In 2001, the Supreme Court ruled in University of Alabama v. Garrett, that state workers alleging job discrimination can no longer sue their employers in federal court for monetary damages under the ADA. The Garrett case involved two state employees in Alabama: Patricia Garrett, a registered nurse with breast cancer, and Milton Ash, a corrections officer with severe asthma. Both claimed they suffered job discrimination because of their disabilities. Some disability rights advocates feared the Supreme Court might use Garrett to overturn Title II of the ADA. Instead, the ruling was limited to Title I of the ADA and held that Congress, when it passed the ADA in 1990, exceeded its constitutional authority by subjecting states to federal employment discrimination lawsuits for monetary damages. By barring these discrimination lawsuits in federal court, the Supreme Court continues its trend of limiting the federal government's power over states.

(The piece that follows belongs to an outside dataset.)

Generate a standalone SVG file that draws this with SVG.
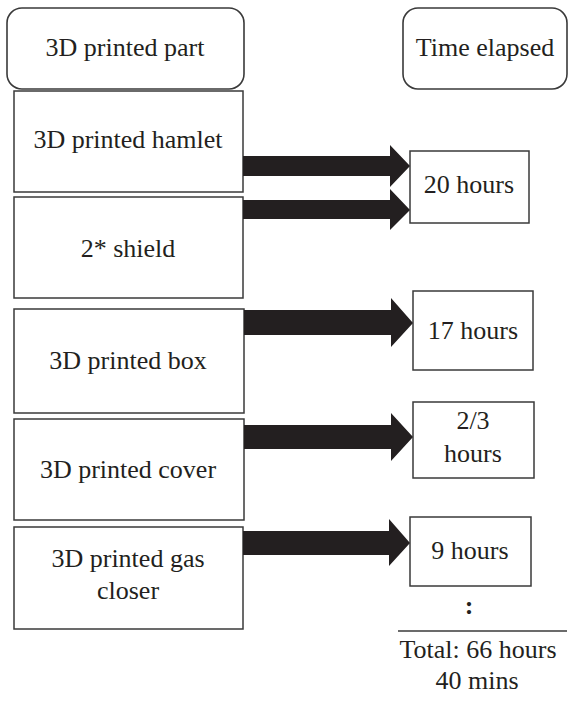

The Supreme Court's 1999 decision in Olmstead v. L.C. directs states to base decisions on the delivery of long-term care and support for people with disabilities on what is appropriate for and desired by the individuals. While governmental programs must be offered "in the most integrated setting appropriate to the needs" of the people with disabilities, the Supreme Court also recognized the need for "taking into account the resources available to the states and the needs of others with disabilities." Future court cases are expected to clarify the responsibilities of the states under Olmstead.

Also in 1999, the Supreme Court rendered decisions in four more cases concerning the ADA. Three of the four cases, Sutton v. United Airlines, Murphy v. United Parcel Service and Albertson's v. Kirkingburg, concerned the ADA's definition of "disability"- the gateway to coverage under the ADA. The fourth case, Cleveland v. Policy Management Systems Corporation, examined whether an application for Social Security disability benefits can disqualify an individual from protection under the ADA.

Prior to the ADA, three major laws pertaining to disability rights and accessibility were enacted:

Fair Housing Act. The Fair Housing Act, as amended in 1988, prohibits housing discrimination on the basis of race, color, religion, sex, disability, familial status and national origin. Provisions cover private housing, federally financed housing, and state and local government housing.

Air Carrier Access Act. The Air Carrier Access Act of 1986 prohibits discrimination in air transportation by air carriers against qualified individuals with physical or mental impairments. It applies only to air carriers that provide regularly scheduled services for hire to the public. Requirements address a wide range of issues, including boarding assistance and certain accessibility features in newly built aircraft and new or altered airport facilities.

Architectural Barriers Act (ABA). The ABA of 1968 requires buildings and facilities designed, constructed, or altered with federal funds-or leased by a federal agency-to comply with federal standards for physical accessibility. ABA requirements are limited to architectural standards in new and altered buildings and in newly leased facilities. The requirements do not address the activities conducted in those buildings and facilities.